- _Supplied records_

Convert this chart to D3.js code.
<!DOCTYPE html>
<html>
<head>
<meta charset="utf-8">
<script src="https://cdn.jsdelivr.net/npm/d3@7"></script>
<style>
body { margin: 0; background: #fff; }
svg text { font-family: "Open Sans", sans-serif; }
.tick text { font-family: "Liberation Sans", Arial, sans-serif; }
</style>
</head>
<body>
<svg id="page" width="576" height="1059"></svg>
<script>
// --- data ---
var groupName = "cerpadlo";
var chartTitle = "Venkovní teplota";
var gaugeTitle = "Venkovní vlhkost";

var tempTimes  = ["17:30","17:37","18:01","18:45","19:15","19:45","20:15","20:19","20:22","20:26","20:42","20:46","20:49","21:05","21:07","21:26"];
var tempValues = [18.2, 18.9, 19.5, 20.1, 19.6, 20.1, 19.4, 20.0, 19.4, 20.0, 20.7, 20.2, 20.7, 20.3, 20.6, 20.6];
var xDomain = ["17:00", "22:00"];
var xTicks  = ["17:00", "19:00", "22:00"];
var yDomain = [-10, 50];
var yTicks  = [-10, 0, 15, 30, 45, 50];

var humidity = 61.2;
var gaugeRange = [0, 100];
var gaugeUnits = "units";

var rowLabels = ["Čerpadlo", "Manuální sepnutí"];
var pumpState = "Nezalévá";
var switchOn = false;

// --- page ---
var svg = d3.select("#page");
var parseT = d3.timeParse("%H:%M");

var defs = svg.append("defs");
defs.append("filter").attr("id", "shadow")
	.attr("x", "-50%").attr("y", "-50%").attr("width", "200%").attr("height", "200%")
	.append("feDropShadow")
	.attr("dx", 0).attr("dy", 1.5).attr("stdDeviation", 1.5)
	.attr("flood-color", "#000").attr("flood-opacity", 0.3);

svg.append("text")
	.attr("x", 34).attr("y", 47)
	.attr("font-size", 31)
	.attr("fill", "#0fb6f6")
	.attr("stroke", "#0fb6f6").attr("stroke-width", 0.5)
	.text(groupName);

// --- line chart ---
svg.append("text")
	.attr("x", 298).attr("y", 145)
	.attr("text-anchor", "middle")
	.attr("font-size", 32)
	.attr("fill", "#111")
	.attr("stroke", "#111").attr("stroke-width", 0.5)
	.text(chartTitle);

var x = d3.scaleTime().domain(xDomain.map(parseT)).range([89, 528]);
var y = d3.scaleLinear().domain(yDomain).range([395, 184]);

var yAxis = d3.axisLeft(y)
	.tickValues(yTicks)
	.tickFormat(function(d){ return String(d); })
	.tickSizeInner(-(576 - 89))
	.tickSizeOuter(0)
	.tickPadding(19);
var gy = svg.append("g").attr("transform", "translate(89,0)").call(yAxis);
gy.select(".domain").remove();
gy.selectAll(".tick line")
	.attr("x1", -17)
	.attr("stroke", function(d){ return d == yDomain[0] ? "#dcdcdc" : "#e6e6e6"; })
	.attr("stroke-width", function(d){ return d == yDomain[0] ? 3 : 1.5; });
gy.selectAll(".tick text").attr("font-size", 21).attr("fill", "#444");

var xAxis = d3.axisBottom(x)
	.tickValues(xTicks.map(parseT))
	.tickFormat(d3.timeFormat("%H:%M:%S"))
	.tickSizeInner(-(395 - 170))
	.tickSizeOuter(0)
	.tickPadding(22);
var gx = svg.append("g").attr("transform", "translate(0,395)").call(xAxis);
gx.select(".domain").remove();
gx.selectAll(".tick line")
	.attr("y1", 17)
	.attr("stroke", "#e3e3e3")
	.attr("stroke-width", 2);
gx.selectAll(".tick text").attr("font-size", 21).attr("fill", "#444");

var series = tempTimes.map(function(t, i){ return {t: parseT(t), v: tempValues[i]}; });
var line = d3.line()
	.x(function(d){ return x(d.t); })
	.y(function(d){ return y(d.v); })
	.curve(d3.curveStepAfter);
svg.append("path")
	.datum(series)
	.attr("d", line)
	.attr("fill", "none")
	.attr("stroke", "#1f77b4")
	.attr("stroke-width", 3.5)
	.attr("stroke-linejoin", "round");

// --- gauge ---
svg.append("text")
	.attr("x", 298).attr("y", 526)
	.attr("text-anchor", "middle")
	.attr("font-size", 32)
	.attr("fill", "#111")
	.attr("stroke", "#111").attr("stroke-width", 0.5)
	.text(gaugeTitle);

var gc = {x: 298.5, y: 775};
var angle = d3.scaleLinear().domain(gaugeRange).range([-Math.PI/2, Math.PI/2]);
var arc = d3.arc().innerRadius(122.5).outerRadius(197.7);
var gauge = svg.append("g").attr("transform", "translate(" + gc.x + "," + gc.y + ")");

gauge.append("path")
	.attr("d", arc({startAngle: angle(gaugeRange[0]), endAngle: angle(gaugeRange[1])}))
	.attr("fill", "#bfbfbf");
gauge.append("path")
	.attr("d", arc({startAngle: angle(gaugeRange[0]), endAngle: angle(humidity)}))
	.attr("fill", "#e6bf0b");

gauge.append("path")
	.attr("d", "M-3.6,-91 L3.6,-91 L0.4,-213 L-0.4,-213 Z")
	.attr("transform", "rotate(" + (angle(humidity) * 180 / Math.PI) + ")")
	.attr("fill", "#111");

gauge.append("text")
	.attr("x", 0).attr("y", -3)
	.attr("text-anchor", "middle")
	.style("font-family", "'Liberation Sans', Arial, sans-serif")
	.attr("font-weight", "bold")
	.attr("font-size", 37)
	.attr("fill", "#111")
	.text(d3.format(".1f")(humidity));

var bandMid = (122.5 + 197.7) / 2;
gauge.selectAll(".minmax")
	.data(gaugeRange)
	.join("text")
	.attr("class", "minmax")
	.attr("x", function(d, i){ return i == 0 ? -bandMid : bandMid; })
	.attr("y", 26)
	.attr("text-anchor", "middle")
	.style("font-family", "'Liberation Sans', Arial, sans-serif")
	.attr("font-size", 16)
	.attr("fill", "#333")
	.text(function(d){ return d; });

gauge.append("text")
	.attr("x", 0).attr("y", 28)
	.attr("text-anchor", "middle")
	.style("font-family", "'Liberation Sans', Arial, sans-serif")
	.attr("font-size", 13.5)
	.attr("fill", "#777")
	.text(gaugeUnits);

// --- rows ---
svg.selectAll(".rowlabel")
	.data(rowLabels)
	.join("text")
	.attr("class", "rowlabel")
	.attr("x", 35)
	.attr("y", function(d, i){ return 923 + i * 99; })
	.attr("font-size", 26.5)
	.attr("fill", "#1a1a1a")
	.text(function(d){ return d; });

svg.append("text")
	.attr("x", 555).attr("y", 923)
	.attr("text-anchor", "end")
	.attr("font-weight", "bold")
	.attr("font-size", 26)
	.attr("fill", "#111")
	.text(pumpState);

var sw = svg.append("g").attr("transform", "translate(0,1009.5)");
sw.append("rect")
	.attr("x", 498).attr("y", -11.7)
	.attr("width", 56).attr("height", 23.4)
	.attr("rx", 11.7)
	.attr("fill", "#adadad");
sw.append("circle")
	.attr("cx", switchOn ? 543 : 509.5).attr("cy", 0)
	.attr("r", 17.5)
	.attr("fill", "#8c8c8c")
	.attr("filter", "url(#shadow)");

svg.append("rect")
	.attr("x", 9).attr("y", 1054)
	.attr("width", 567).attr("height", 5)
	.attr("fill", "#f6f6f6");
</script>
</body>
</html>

---

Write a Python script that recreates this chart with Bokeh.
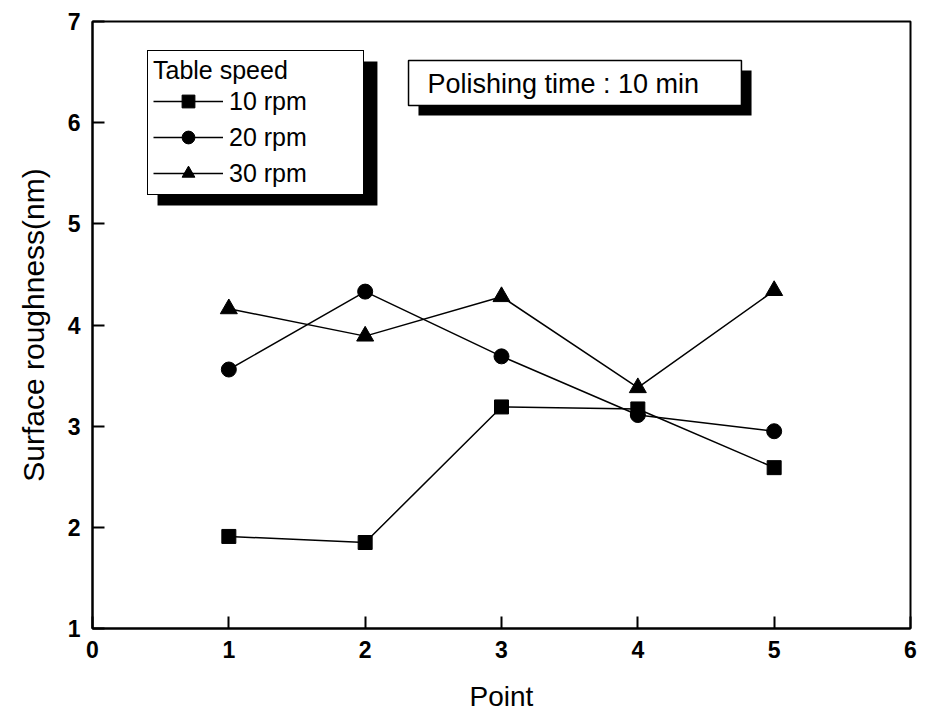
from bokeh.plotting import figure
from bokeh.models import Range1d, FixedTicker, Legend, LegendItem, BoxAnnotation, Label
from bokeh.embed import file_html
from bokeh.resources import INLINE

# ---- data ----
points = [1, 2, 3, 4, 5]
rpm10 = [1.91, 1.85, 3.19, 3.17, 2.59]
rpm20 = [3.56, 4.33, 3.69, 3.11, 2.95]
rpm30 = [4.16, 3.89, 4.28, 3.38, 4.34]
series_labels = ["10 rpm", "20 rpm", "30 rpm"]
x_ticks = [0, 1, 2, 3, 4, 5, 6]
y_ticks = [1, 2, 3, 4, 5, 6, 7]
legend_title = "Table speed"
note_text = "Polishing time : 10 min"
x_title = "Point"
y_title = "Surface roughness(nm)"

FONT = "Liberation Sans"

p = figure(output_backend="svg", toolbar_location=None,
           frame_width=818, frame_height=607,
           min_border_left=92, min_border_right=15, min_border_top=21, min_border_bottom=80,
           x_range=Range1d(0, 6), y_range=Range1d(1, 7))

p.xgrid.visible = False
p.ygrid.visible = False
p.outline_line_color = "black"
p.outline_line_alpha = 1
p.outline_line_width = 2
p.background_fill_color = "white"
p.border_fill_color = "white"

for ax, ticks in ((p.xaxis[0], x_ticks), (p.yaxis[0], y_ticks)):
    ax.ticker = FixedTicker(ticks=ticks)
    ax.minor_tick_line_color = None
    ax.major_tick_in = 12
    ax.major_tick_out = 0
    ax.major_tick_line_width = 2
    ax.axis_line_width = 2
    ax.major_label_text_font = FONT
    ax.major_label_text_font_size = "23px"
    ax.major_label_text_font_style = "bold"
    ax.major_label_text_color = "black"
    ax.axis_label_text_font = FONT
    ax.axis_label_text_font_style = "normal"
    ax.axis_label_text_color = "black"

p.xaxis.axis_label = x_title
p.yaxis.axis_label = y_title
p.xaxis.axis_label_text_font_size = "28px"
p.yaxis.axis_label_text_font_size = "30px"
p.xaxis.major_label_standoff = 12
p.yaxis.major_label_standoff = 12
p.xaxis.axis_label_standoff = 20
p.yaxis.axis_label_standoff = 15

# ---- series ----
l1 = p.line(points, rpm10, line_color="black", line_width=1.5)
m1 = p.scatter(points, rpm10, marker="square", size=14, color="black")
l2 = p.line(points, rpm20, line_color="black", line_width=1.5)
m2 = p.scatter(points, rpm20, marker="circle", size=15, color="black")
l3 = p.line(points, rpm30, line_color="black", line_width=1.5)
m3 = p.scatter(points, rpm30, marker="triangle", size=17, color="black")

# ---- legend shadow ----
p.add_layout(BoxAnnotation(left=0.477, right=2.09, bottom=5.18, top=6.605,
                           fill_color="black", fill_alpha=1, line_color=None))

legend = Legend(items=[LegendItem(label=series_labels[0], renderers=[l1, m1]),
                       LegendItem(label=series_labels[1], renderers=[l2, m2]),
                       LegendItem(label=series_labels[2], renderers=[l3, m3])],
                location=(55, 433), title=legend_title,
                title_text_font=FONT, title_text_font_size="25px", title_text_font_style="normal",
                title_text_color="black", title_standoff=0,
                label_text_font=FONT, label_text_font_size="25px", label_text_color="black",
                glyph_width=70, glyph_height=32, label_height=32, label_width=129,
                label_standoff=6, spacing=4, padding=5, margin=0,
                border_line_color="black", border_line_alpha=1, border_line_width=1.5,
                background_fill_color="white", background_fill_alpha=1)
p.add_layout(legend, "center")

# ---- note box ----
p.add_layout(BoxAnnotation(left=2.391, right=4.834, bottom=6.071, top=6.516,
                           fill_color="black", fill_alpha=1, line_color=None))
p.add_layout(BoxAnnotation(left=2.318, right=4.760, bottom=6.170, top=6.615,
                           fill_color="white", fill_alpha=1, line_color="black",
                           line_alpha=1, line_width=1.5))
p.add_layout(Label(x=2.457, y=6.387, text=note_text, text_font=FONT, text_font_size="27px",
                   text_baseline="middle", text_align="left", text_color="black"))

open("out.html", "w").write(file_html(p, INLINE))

- _Problem to solve_
Repeat the lines above exactly, beginning with the one containing "Write a Python" and finishing with the one containing "from bokeh.resources import INLINE". No pictures belong in the copy.

- _Written solution_
Write a Python script that recreates this chart with Bokeh.
from bokeh.plotting import figure
from bokeh.models import Range1d, FixedTicker, Legend, LegendItem, BoxAnnotation, Label
from bokeh.embed import file_html
from bokeh.resources import INLINE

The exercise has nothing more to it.